1. sum Thursdays in year This solution assumes the input d
is of class "Date"
and just sums the number of Thursdays in the year before or on it:
is.thu <- function(x) weekdays(x) == "Thursday"
jan1 <- function(x) as.Date(cut(x, "year"))
week4 <- function(d) {
sapply(d, function(d) sum(is.thu(seq(jan1(d), d, by = "day"))))
}
We can test it like this:
d <- as.Date(c("2013-01-04", "2013-01-26", "2013-02-03", "2013-02-09",
"2013-02-20", "2013-03-03"))
week4(d) # 1 4 5 6 7 9
2. nextthu
Based on the nextfri
function in the zoo quickref vignette we see that the number of days since the Epoch (1970-01-01) of the next Thursday (or the day in question if its already a Thursday) is as given by nextthu
in the first line below. Applying this to the first day of the year we derive the result where d
is as before:
nextthu <- function(d) 7 * ceiling(as.numeric(d) / 7)

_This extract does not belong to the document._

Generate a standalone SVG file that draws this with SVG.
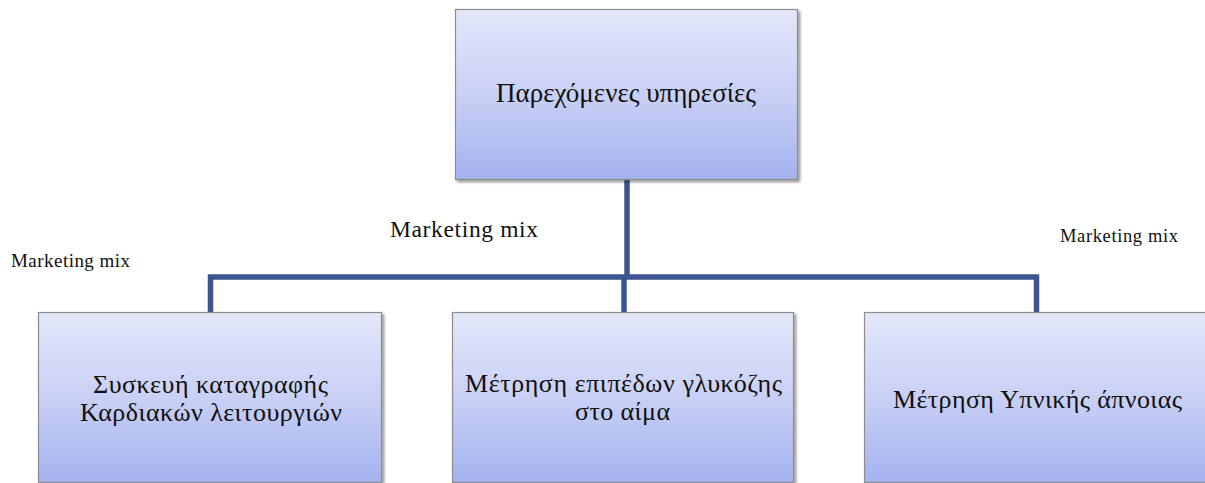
<svg xmlns="http://www.w3.org/2000/svg" width="1205" height="483" viewBox="0 0 1205 483">
  <defs>
    <linearGradient id="boxFill" x1="0" y1="0" x2="0" y2="1">
      <stop offset="0" stop-color="#e3e7fa"/>
      <stop offset="0.5" stop-color="#c9d0f5"/>
      <stop offset="1" stop-color="#a4b2ef"/>
    </linearGradient>
    <filter id="shadow" x="-5%" y="-5%" width="112%" height="115%">
      <feDropShadow dx="2" dy="2" stdDeviation="1.6" flood-color="#000" flood-opacity="0.45"/>
    </filter>
  </defs>
  <style>
    .box { fill: url(#boxFill); stroke: #8c8c8c; stroke-width: 1.2; filter: url(#shadow); }
    .label { font-family: "Liberation Serif", "DejaVu Serif", serif; fill: #111; text-anchor: middle; }
    .note { font-family: "Liberation Serif", "DejaVu Serif", serif; fill: #111; }
    .wire { fill: none; stroke: #3c5591; stroke-width: 5.5; stroke-linejoin: miter; }
  </style>

  <rect width="1205" height="483" fill="#ffffff"/>

  <!-- connectors -->
  <g id="connectors">
    <path class="wire" d="M627,180 V277"/>
    <path class="wire" d="M210.5,312 V277 H1036.5 V312"/>
    <path class="wire" d="M624,277 V312"/>
  </g>

  <!-- root -->
  <g id="node-services">
    <rect class="box" x="455.5" y="9.5" width="342" height="170"/>
    <text class="label" x="626" y="102" font-size="27" textLength="260" lengthAdjust="spacing">Παρεχόμενες υπηρεσίες</text>
  </g>

  <g id="node-cardiac">
    <rect class="box" x="38.5" y="312.5" width="343" height="170"/>
    <text class="label" x="210.5" y="393" font-size="26" textLength="235" lengthAdjust="spacing">Συσκευή καταγραφής</text>
    <text class="label" x="211" y="421" font-size="26" textLength="262" lengthAdjust="spacing">Καρδιακών λειτουργιών</text>
  </g>

  <g id="node-glucose">
    <rect class="box" x="452.5" y="312.5" width="341" height="170"/>
    <text class="label" x="623.5" y="392" font-size="26" textLength="317" lengthAdjust="spacing">Μέτρηση επιπέδων γλυκόζης</text>
    <text class="label" x="622.5" y="420" font-size="26" textLength="95" lengthAdjust="spacing">στο αίμα</text>
  </g>

  <g id="node-apnea">
    <rect class="box" x="864.5" y="312.5" width="344" height="170"/>
    <text class="label" x="1037.5" y="408" font-size="26" textLength="289" lengthAdjust="spacing">Μέτρηση Υπνικής άπνοιας</text>
  </g>

  <!-- side notes -->
  <g id="notes">
    <text class="note" x="11" y="267" font-size="19" textLength="119" lengthAdjust="spacing">Marketing mix</text>
    <text class="note" x="390" y="237" font-size="23.5" textLength="148" lengthAdjust="spacing">Marketing mix</text>
    <text class="note" x="1060" y="242" font-size="18.5" textLength="118" lengthAdjust="spacing">Marketing mix</text>
  </g>
</svg>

week4a <- function(d) (as.numeric(d) - nextthu(jan1(d))) %/% 7 + 1
and here is a test
week4a(d) # 1 4 5 6 7 9
ADDED: fixed bug in second solution.
Just add 4 to the Date-formatted values:
> mydf$Dt <- as.Date(mydf$date, format="%d-%m-%Y")
> weeknum <- as.numeric( format(mydf$Dt+3, "%U"))
> weeknum
[1] 1 4 5 6 7 9
This uses a 0 based counting convention since that is what strftime provides and we are just piggybacking off that code base, so the first Friday in a year that begins on Tuesday as was the case in 2013 would be a 1-week result. Add 1 to the value if you want a 1 based convention. (Fundamentally, Date-formated values are in an integer sequence from the "origin" so they don't really recognize years or weeks. Adding 4 just shifts the reference frame of the underlying Date-integer.)
Edit note. Changed to an add three strategy per Gabor's advice. .... which still does not address the question of how to deal with the last week of the prior year.